If my count is right, this will be his fourth batch of beer. Since a watched wort never boils, he’s enjoying some Buffy the Vampire Slayer on his laptop (headphones necessary due to the noise of the kitchen fan.) His first batch is on the cusp of being ready for consumption; the sample I had on Wednesday night was delightful if a bit under-carbonated.
I fully support this hobby and not just as a loving spouse. I do enjoy our project nights (making our own tonic and bottling beer being two recent examples), but the real reason for my enthusiasm is that homebrewing produces a microbrew-quality product at a Pabst Blue Ribbon price. I don’t even mind the mildly Vegemite-y smell it produces, or sharing my kitchen workspace with Amos.

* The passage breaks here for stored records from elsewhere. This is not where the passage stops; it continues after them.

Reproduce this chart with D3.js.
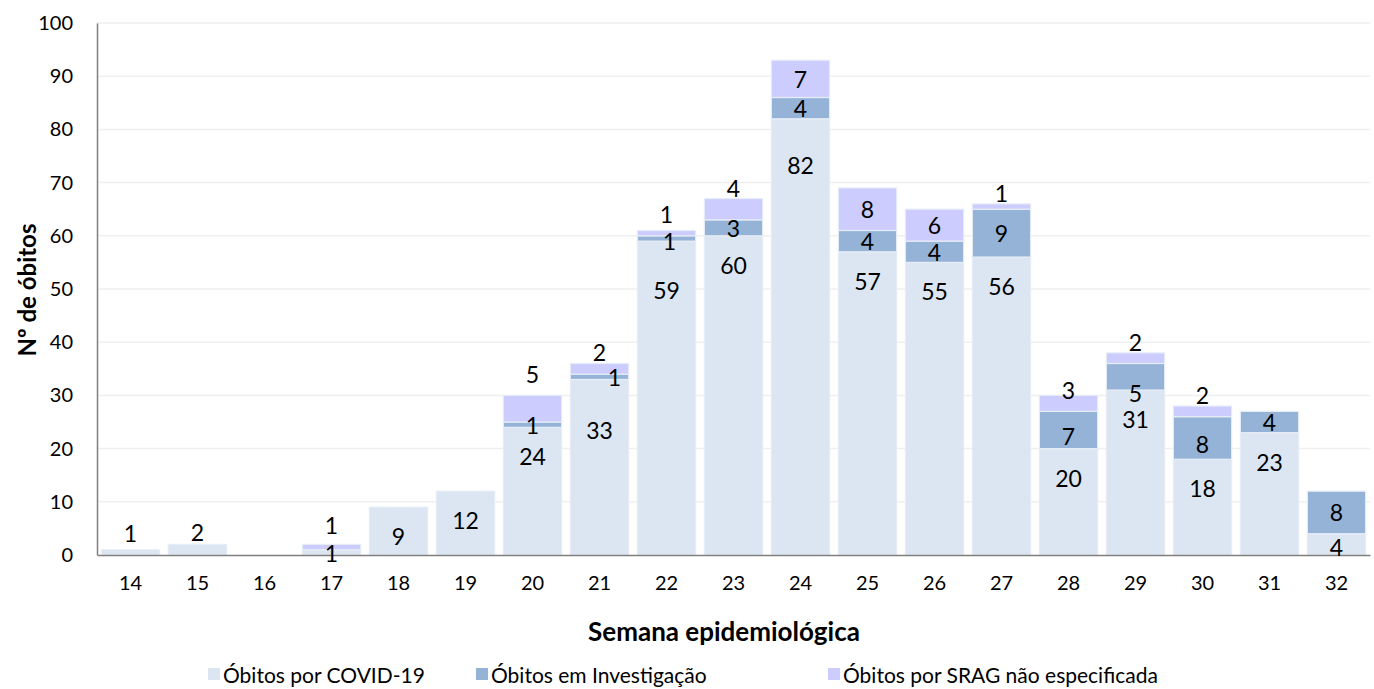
<!DOCTYPE html>
<html><head><meta charset="utf-8">
<script src="https://cdn.jsdelivr.net/npm/d3@7"></script>
<style>body{margin:0;background:#fff;} svg{display:block;font-family:Lato,"Open Sans",sans-serif;}</style>
</head><body><svg id="c" width="1374" height="689"></svg>
<script>
const weeks = ["14","15","16","17","18","19","20","21","22","23","24","25","26","27","28","29","30","31","32"];
const covid = [1,2,0,1,9,12,24,33,59,60,82,57,55,56,20,31,18,23,4];
const investigacao = [0,0,0,0,0,0,1,1,1,3,4,4,4,9,7,5,8,4,8];
const srag = [0,0,0,1,0,0,5,2,1,4,7,8,6,1,3,2,2,0,0];
const seriesNames = ["Óbitos por COVID-19","Óbitos em Investigação","Óbitos por SRAG não especificada"];
const yTicks = [0,10,20,30,40,50,60,70,80,90,100];

// layout / style (not data)
const colors = ["#dce6f2","#95b3d7","#ccccff"];
const nudges = { // label fine-tuning in px: key "series-week"
  "0-14":[0,-11],"0-15":[0,-6],"0-17":[0,9],"0-21":[0,22],"0-22":[0,20],"0-24":[0,17],"0-32":[0,-16],
  "1-21":[15,0],"1-22":[3,3],"1-29":[0,16],"1-28":[0,6],"1-30":[0,6],
  "2-17":[0,-8],"2-20":[0,-10],"2-22":[0,-5],"2-28":[0,6]
};

const svg = d3.select("#c");
const x = d3.scaleBand().domain(weeks).range([97,1370]).paddingInner(0.13).paddingOuter(0.065);
const y = d3.scaleLinear().domain([0,100]).range([555,23]);

// gridlines
svg.append("g").selectAll("line").data(yTicks.slice(1)).join("line")
  .attr("x1",97).attr("x2",1370).attr("y1",d=>y(d)).attr("y2",d=>y(d))
  .attr("stroke","#efefef").attr("stroke-width",1.5);

const data = weeks.map((w,i)=>({week:w, s0:covid[i], s1:investigacao[i], s2:srag[i]}));
const stack = d3.stack().keys(["s0","s1","s2"])(data);

const g = svg.append("g");
stack.forEach((layer,si)=>{
  g.append("g").selectAll("rect").data(layer.filter(d=>d[1]-d[0]>0)).join("rect")
    .attr("x",d=>x(d.data.week)).attr("width",x.bandwidth())
    .attr("y",d=>y(d[1])).attr("height",d=>y(d[0])-y(d[1]))
    .attr("fill",colors[si]).attr("stroke","#e6edf6").attr("stroke-width",1.2);
});

// axes
const yAxis = svg.append("g").attr("transform","translate(97,0)")
  .call(d3.axisLeft(y).tickValues(yTicks).tickSize(0).tickPadding(24));
yAxis.select(".domain").attr("stroke","#7f7f7f").attr("stroke-width",1.5);
yAxis.selectAll("text").attr("font-size",20).attr("fill","#000").attr("font-family","Lato");

const xAxis = svg.append("g").attr("transform","translate(0,555)")
  .call(d3.axisBottom(x).tickSize(0).tickPadding(21));
xAxis.select(".domain").attr("stroke","#7f7f7f").attr("stroke-width",1.5);
xAxis.selectAll("text").attr("font-size",20).attr("fill","#000").attr("font-family","Lato");

// labels
const lab = svg.append("g").attr("font-size",23).attr("text-anchor","middle").attr("dominant-baseline","central").attr("fill","#000");
stack.forEach((layer,si)=>{
  layer.forEach(d=>{
    const v = d[1]-d[0];
    if(v<=0) return;
    const w = d.data.week;
    let cx = x(w)+x.bandwidth()/2, cy;
    const top = y(d[1]), bot = y(d[0]), h = bot-top;
    if(si===0){ cy = h<15 ? top-6 : top+29; }
    else if(si===1){ cy = (top+bot)/2; }
    else { cy = h>=30 ? (top+bot)/2 : top-11; }
    const n = nudges[si+"-"+w];
    if(n){ cx+=n[0]; cy+=n[1]; }
    lab.append("text").attr("x",cx).attr("y",cy).text(v);
  });
});

// axis titles
svg.append("text").attr("transform","translate(26,290) rotate(-90)").attr("text-anchor","middle")
  .attr("dominant-baseline","central").attr("font-weight","bold").attr("font-size",24).text("Nº de óbitos");
svg.append("text").attr("x",724).attr("y",631).attr("text-anchor","middle")
  .attr("dominant-baseline","central").attr("font-weight","bold").attr("font-size",26).text("Semana epidemiológica");

// legend
const legX = [208,476,828];
const leg = svg.append("g");
seriesNames.forEach((n,i)=>{
  leg.append("rect").attr("x",legX[i]).attr("y",668).attr("width",12).attr("height",12).attr("fill",colors[i]);
  leg.append("text").attr("x",legX[i]+15).attr("y",674).attr("dominant-baseline","central")
    .attr("font-size",21).text(n);
});
</script></body></html>
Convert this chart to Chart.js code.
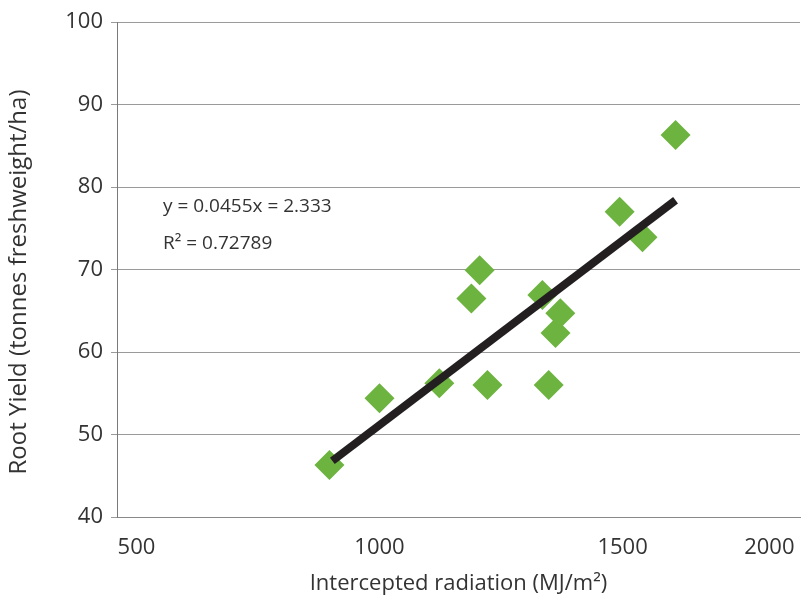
<!DOCTYPE html>
<html>
<head>
<meta charset="utf-8">
<script src="https://cdn.jsdelivr.net/npm/chart.js@4.4.0/dist/chart.umd.min.js"></script>
<style>
  html, body { margin: 0; padding: 0; background: #fff; }
  #wrap { width: 807px; height: 597px; }
</style>
</head>
<body>
<div id="wrap"><canvas id="yieldChart" width="807" height="597"></canvas></div>
<script>
// radiation (MJ/m2) and root yield (t/ha)
const radiation = [897, 1000, 1123, 1189, 1206, 1222, 1335, 1348, 1362, 1372, 1494, 1541, 1609];
const rootYield = [46.3, 54.4, 56.2, 66.5, 69.9, 56.0, 66.9, 56.0, 62.3, 64.7, 77.0, 73.9, 86.3];

// fitted line end points
const trendX = [903, 1609];
const trendY = [46.8, 78.4];

// x tick labels; the "2000" label sits well left of where 2000 would be in the original
const xTickValues = [500, 1000, 1500, 1802];
const xTickLabels = ['500', '1000', '1500', '2000'];
const yTicks = [40, 50, 60, 70, 80, 90, 100];

const equationLines = ['y = 0.0455x = 2.333', 'R\u00b2 = 0.72789'];

const FONT = "'Open Sans', sans-serif";
const TEXT = '#333333';

const equationPlugin = {
    id: 'equation',
    afterDatasetsDraw(chart) {
        const ctx = chart.ctx;
        ctx.save();
        ctx.font = "19px " + FONT;
        ctx.fillStyle = TEXT;
        ctx.textBaseline = 'middle';
        ctx.fillText(equationLines[0], 163, 207);
        ctx.fillText(equationLines[1], 163, 244);
        ctx.restore();
    }
};

var ctx = document.getElementById('yieldChart').getContext('2d');
new Chart(ctx, {
    type: 'scatter',
    data: {
        datasets: [{
            type: 'line',
            data: trendX.map((x, i) => ({ x: x, y: trendY[i] })),
            borderColor: '#231f20',
            borderWidth: 8,
            pointRadius: 0,
            borderCapStyle: 'butt',
            order: 0
        }, {
            data: radiation.map((x, i) => ({ x: x, y: rootYield[i] })),
            pointStyle: 'rectRot',
            pointRadius: 15,
            pointHoverRadius: 15,
            backgroundColor: '#6cb33f',
            borderWidth: 0,
            order: 1
        }]
    },
    options: {
        responsive: false,
        animation: false,
        layout: { autoPadding: false, padding: { top: 22, right: 7, left: 0, bottom: 0 } },
        plugins: {
            legend: { display: false },
            tooltip: { enabled: false }
        },
        scales: {
            x: {
                type: 'linear',
                min: 460,
                max: 1865,
                afterFit: function (scale) {
                    scale.height = 80;
                    scale.paddingLeft = 0;
                    scale.paddingRight = 0;
                },
                afterBuildTicks: function (scale) {
                    scale.ticks = xTickValues.map(v => ({ value: v }));
                },
                grid: { display: false, drawTicks: false },
                border: { display: true, color: '#8a8a8a', width: 1 },
                ticks: {
                    color: TEXT,
                    font: { family: FONT, size: 22 },
                    padding: 18,
                    maxRotation: 0,
                    autoSkip: false,
                    callback: function (v) {
                        return xTickLabels[xTickValues.indexOf(v)];
                    }
                },
                title: {
                    display: true,
                    text: 'Intercepted radiation (MJ/m\u00b2)',
                    color: TEXT,
                    font: { family: FONT, size: 22 },
                    padding: { top: 0, bottom: 0 }
                }
            },
            y: {
                min: 40,
                max: 100,
                afterFit: function (scale) {
                    scale.width = 117;
                    scale.paddingTop = 0;
                    scale.paddingBottom = 0;
                },
                afterBuildTicks: function (scale) {
                    scale.ticks = yTicks.map(v => ({ value: v }));
                },
                grid: { color: '#9a9a9a', lineWidth: 1, tickLength: 6 },
                border: { display: true, color: '#7a7a7a', width: 1 },
                ticks: {
                    color: TEXT,
                    font: { family: FONT, size: 22 },
                    padding: 8
                },
                title: {
                    display: true,
                    // trailing spaces nudge the rotated title down a little, as in the original
                    text: 'Root Yield (tonnes freshweight/ha)\u00a0\u00a0\u00a0\u00a0',
                    color: TEXT,
                    font: { family: FONT, size: 24 },
                    padding: { top: 5, bottom: 0 }
                }
            }
        }
    },
    plugins: [equationPlugin]
});
</script>
</body>
</html>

In other news, hosting Thanksgiving was a success thanks to lots of help and advice from my friend Neal. The man peeled ten pounds of potatoes and probably half as many carrots for me on Wednesday night and loaned me a wide assortment of Star-Trek-weapon-like specialty utensils. We had a total of fourteen people over including four adorable kids ranging from a couple of months to five years old. The cats are only now recovering. Between you and me, Internet, I love it when my house is full of warm and fuzzy chaos.